## GIVEN PROBLEM
Omit all images, then return the remaining material exactly as it stands.

## DATASET SECTION
============
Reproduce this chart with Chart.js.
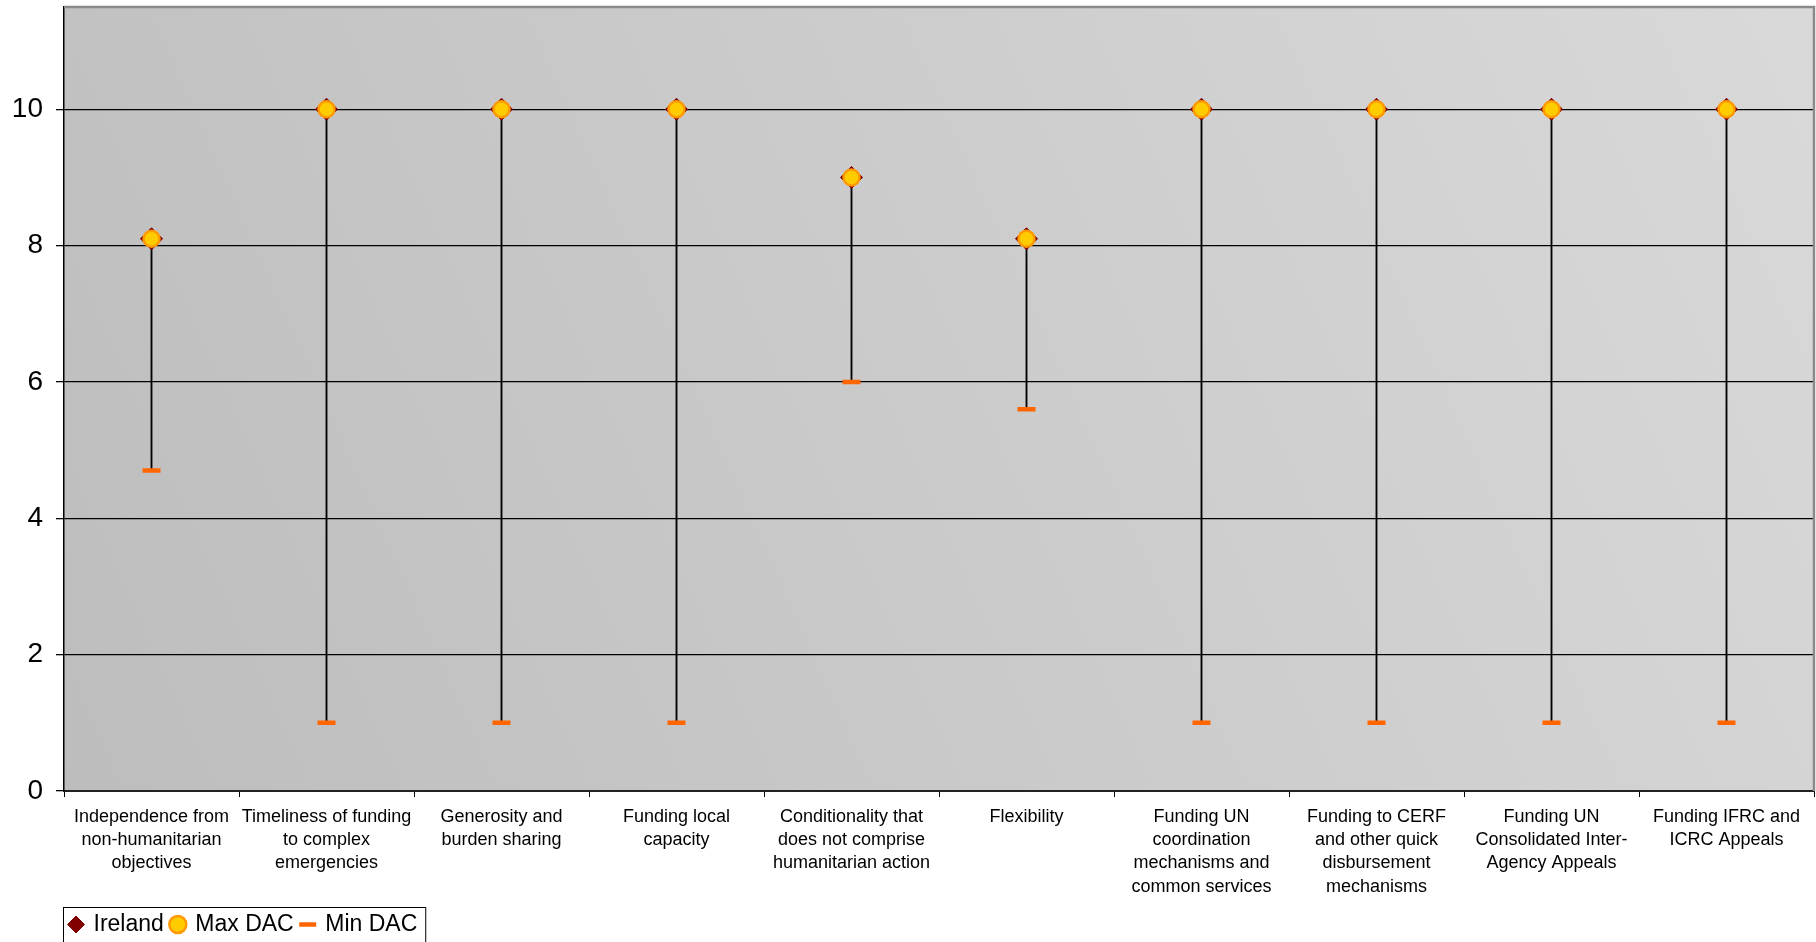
<!DOCTYPE html>
<html>
<head>
<meta charset="utf-8">
<script src="https://cdn.jsdelivr.net/npm/chart.js@4"></script>
<style>
  html, body { margin: 0; padding: 0; background: #fff; }
  #wrap { width: 1816px; height: 942px; }
</style>
</head>
<body>
<div id="wrap"><canvas id="chart" width="1816" height="942"></canvas></div>
<script>
// ---- Data ----
const categories = [
    ['Independence from', 'non-humanitarian', 'objectives'],
    ['Timeliness of funding', 'to complex', 'emergencies'],
    ['Generosity and', 'burden sharing'],
    ['Funding local', 'capacity'],
    ['Conditionality that', 'does not comprise', 'humanitarian action'],
    ['Flexibility'],
    ['Funding UN', 'coordination', 'mechanisms and', 'common services'],
    ['Funding to CERF', 'and other quick', 'disbursement', 'mechanisms'],
    ['Funding UN', 'Consolidated Inter-', 'Agency Appeals'],
    ['Funding IFRC and', 'ICRC Appeals']
];
const ireland = [8.1, 10, 10, 10, 9, 8.1, 10, 10, 10, 10];
const maxDac  = [8.1, 10, 10, 10, 9, 8.1, 10, 10, 10, 10];
const minDac  = [4.7, 1, 1, 1, 6, 5.6, 1, 1, 1, 1];
const yTicks  = [0, 2, 4, 6, 8, 10];
const legendOrder = ['Ireland', 'Max DAC', 'Min DAC'];

const FONT = '"Liberation Sans", Arial, sans-serif';

// plot background, frame and legend box
const decorPlugin = {
    id: 'decor',
    afterLayout(chart) {
        // legend sits a bit in from the left edge, under the plot
        if (chart.legend) {
            chart.legend.left = 62;
            chart.legend.top += 4;
        }
    },
    beforeDraw(chart) {
        const { ctx, chartArea: a } = chart;
        ctx.save();
        const g = ctx.createLinearGradient(a.left, a.bottom, a.right, a.top);
        g.addColorStop(0, '#bdbdbd');
        g.addColorStop(1, '#d9d9d9');
        ctx.fillStyle = g;
        ctx.fillRect(a.left, a.top, a.right - a.left, a.bottom - a.top);

        // legend frame
        const boxes = chart.legend && chart.legend.legendHitBoxes;
        if (boxes && boxes.length) {
            const first = boxes[0], last = boxes[boxes.length - 1];
            const x0 = first.left - 7, y0 = first.top - 6;
            const x1 = last.left + last.width + 8;
            ctx.fillStyle = '#fff';
            ctx.fillRect(x0, y0, x1 - x0, 40);
            ctx.strokeStyle = '#000';
            ctx.lineWidth = 1;
            ctx.strokeRect(x0 + 0.5, y0 + 0.5, x1 - x0, 40);
        }
        ctx.restore();
    },
    afterDraw(chart) {
        const { ctx, chartArea: a } = chart;
        ctx.save();
        ctx.strokeStyle = '#8a8a8a';
        ctx.lineWidth = 2.5;
        ctx.beginPath();
        ctx.moveTo(a.left, a.top);
        ctx.lineTo(a.right, a.top);
        ctx.lineTo(a.right, a.bottom);
        ctx.stroke();
        ctx.restore();
    }
};

new Chart(document.getElementById('chart'), {
    type: 'bar',
    data: {
        labels: categories,
        datasets: [
            {
                type: 'line',
                label: 'Max DAC',
                data: maxDac,
                showLine: false,
                order: 0,
                pointStyle: 'circle',
                pointRadius: 8,
                pointBackgroundColor: '#FFCC00',
                pointBorderColor: '#FF9900',
                pointBorderWidth: 2.5,
                backgroundColor: '#FFCC00',
                borderColor: '#FF9900'
            },
            {
                type: 'line',
                label: 'Ireland',
                data: ireland,
                showLine: false,
                order: 1,
                pointStyle: 'rectRot',
                pointRadius: 11,
                pointBackgroundColor: '#800000',
                pointBorderColor: '#800000',
                pointBorderWidth: 1,
                backgroundColor: '#800000',
                borderColor: '#800000'
            },
            {
                type: 'line',
                label: 'Min DAC',
                data: minDac,
                showLine: false,
                order: 2,
                pointStyle: 'line',
                pointRadius: 9,
                pointBorderColor: '#FF6600',
                pointBorderWidth: 4.5,
                backgroundColor: '#FF6600',
                borderColor: '#FF6600'
            },
            {
                label: 'range',
                data: minDac.map((m, i) => [m, maxDac[i]]),
                order: 3,
                backgroundColor: '#000',
                barThickness: 1.2
            }
        ]
    },
    options: {
        responsive: false,
        devicePixelRatio: 1,
        animation: false,
        events: [],
        layout: { autoPadding: false, padding: { left: 0, right: 2, top: 7, bottom: 0 } },
        plugins: {
            tooltip: { enabled: false },
            legend: {
                position: 'bottom',
                align: 'start',
                labels: {
                    usePointStyle: true,
                    boxWidth: 12,
                    boxHeight: 12,
                    padding: 8,
                    color: '#000',
                    font: { family: FONT, size: 23 },
                    filter: item => legendOrder.includes(item.text),
                    sort: (a, b) => legendOrder.indexOf(a.text) - legendOrder.indexOf(b.text)
                }
            }
        },
        scales: {
            x: {
                grid: {
                    drawOnChartArea: false,
                    drawTicks: true,
                    tickLength: 6,
                    color: '#000'
                },
                border: { color: '#222', width: 2 },
                ticks: {
                    color: '#000',
                    padding: 8,
                    maxRotation: 0,
                    autoSkip: false,
                    font: { family: FONT, size: 18, lineHeight: 1.3 }
                },
                afterFit(scale) {
                    scale.height = 110;
                    scale.paddingLeft = 0;
                    scale.paddingRight = 0;
                }
            },
            y: {
                min: 0,
                max: 11.5,
                afterBuildTicks(scale) {
                    scale.ticks = yTicks.map(v => ({ value: v }));
                },
                grid: { color: '#000', lineWidth: 1.3, tickLength: 8 },
                border: { color: '#000', width: 1.5 },
                ticks: {
                    color: '#000',
                    padding: 13,
                    font: { family: FONT, size: 28 }
                },
                afterFit(scale) {
                    scale.width = 64;
                    scale.paddingTop = 0;
                    scale.paddingBottom = 0;
                }
            }
        }
    },
    plugins: [decorPlugin]
});
</script>
</body>
</html>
============
## ANSWER TO THIS EXERCISE
Reproduce this chart with Chart.js.
<!DOCTYPE html>
<html>
<head>
<meta charset="utf-8">
<script src="https://cdn.jsdelivr.net/npm/chart.js@4"></script>
<style>
  html, body { margin: 0; padding: 0; background: #fff; }
  #wrap { width: 1816px; height: 942px; }
</style>
</head>
<body>
<div id="wrap"><canvas id="chart" width="1816" height="942"></canvas></div>
<script>
// ---- Data ----
const categories = [
    ['Independence from', 'non-humanitarian', 'objectives'],
    ['Timeliness of funding', 'to complex', 'emergencies'],
    ['Generosity and', 'burden sharing'],
    ['Funding local', 'capacity'],
    ['Conditionality that', 'does not comprise', 'humanitarian action'],
    ['Flexibility'],
    ['Funding UN', 'coordination', 'mechanisms and', 'common services'],
    ['Funding to CERF', 'and other quick', 'disbursement', 'mechanisms'],
    ['Funding UN', 'Consolidated Inter-', 'Agency Appeals'],
    ['Funding IFRC and', 'ICRC Appeals']
];
const ireland = [8.1, 10, 10, 10, 9, 8.1, 10, 10, 10, 10];
const maxDac  = [8.1, 10, 10, 10, 9, 8.1, 10, 10, 10, 10];
const minDac  = [4.7, 1, 1, 1, 6, 5.6, 1, 1, 1, 1];
const yTicks  = [0, 2, 4, 6, 8, 10];
const legendOrder = ['Ireland', 'Max DAC', 'Min DAC'];

const FONT = '"Liberation Sans", Arial, sans-serif';

// plot background, frame and legend box
const decorPlugin = {
    id: 'decor',
    afterLayout(chart) {
        // legend sits a bit in from the left edge, under the plot
        if (chart.legend) {
            chart.legend.left = 62;
            chart.legend.top += 4;
        }
    },
    beforeDraw(chart) {
        const { ctx, chartArea: a } = chart;
        ctx.save();
        const g = ctx.createLinearGradient(a.left, a.bottom, a.right, a.top);
        g.addColorStop(0, '#bdbdbd');
        g.addColorStop(1, '#d9d9d9');
        ctx.fillStyle = g;
        ctx.fillRect(a.left, a.top, a.right - a.left, a.bottom - a.top);

        // legend frame
        const boxes = chart.legend && chart.legend.legendHitBoxes;
        if (boxes && boxes.length) {
            const first = boxes[0], last = boxes[boxes.length - 1];
            const x0 = first.left - 7, y0 = first.top - 6;
            const x1 = last.left + last.width + 8;
            ctx.fillStyle = '#fff';
            ctx.fillRect(x0, y0, x1 - x0, 40);
            ctx.strokeStyle = '#000';
            ctx.lineWidth = 1;
            ctx.strokeRect(x0 + 0.5, y0 + 0.5, x1 - x0, 40);
        }
        ctx.restore();
    },
    afterDraw(chart) {
        const { ctx, chartArea: a } = chart;
        ctx.save();
        ctx.strokeStyle = '#8a8a8a';
        ctx.lineWidth = 2.5;
        ctx.beginPath();
        ctx.moveTo(a.left, a.top);
        ctx.lineTo(a.right, a.top);
        ctx.lineTo(a.right, a.bottom);
        ctx.stroke();
        ctx.restore();
    }
};

new Chart(document.getElementById('chart'), {
    type: 'bar',
    data: {
        labels: categories,
        datasets: [
            {
                type: 'line',
                label: 'Max DAC',
                data: maxDac,
                showLine: false,
                order: 0,
                pointStyle: 'circle',
                pointRadius: 8,
                pointBackgroundColor: '#FFCC00',
                pointBorderColor: '#FF9900',
                pointBorderWidth: 2.5,
                backgroundColor: '#FFCC00',
                borderColor: '#FF9900'
            },
            {
                type: 'line',
                label: 'Ireland',
                data: ireland,
                showLine: false,
                order: 1,
                pointStyle: 'rectRot',
                pointRadius: 11,
                pointBackgroundColor: '#800000',
                pointBorderColor: '#800000',
                pointBorderWidth: 1,
                backgroundColor: '#800000',
                borderColor: '#800000'
            },
            {
                type: 'line',
                label: 'Min DAC',
                data: minDac,
                showLine: false,
                order: 2,
                pointStyle: 'line',
                pointRadius: 9,
                pointBorderColor: '#FF6600',
                pointBorderWidth: 4.5,
                backgroundColor: '#FF6600',
                borderColor: '#FF6600'
            },
            {
                label: 'range',
                data: minDac.map((m, i) => [m, maxDac[i]]),
                order: 3,
                backgroundColor: '#000',
                barThickness: 1.2
            }
        ]
    },
    options: {
        responsive: false,
        devicePixelRatio: 1,
        animation: false,
        events: [],
        layout: { autoPadding: false, padding: { left: 0, right: 2, top: 7, bottom: 0 } },
        plugins: {
            tooltip: { enabled: false },
            legend: {
                position: 'bottom',
                align: 'start',
                labels: {
                    usePointStyle: true,
                    boxWidth: 12,
                    boxHeight: 12,
                    padding: 8,
                    color: '#000',
                    font: { family: FONT, size: 23 },
                    filter: item => legendOrder.includes(item.text),
                    sort: (a, b) => legendOrder.indexOf(a.text) - legendOrder.indexOf(b.text)
                }
            }
        },
        scales: {
            x: {
                grid: {
                    drawOnChartArea: false,
                    drawTicks: true,
                    tickLength: 6,
                    color: '#000'
                },
                border: { color: '#222', width: 2 },
                ticks: {
                    color: '#000',
                    padding: 8,
                    maxRotation: 0,
                    autoSkip: false,
                    font: { family: FONT, size: 18, lineHeight: 1.3 }
                },
                afterFit(scale) {
                    scale.height = 110;
                    scale.paddingLeft = 0;
                    scale.paddingRight = 0;
                }
            },
            y: {
                min: 0,
                max: 11.5,
                afterBuildTicks(scale) {
                    scale.ticks = yTicks.map(v => ({ value: v }));
                },
                grid: { color: '#000', lineWidth: 1.3, tickLength: 8 },
                border: { color: '#000', width: 1.5 },
                ticks: {
                    color: '#000',
                    padding: 13,
                    font: { family: FONT, size: 28 }
                },
                afterFit(scale) {
                    scale.width = 64;
                    scale.paddingTop = 0;
                    scale.paddingBottom = 0;
                }
            }
        }
    },
    plugins: [decorPlugin]
});
</script>
</body>
</html>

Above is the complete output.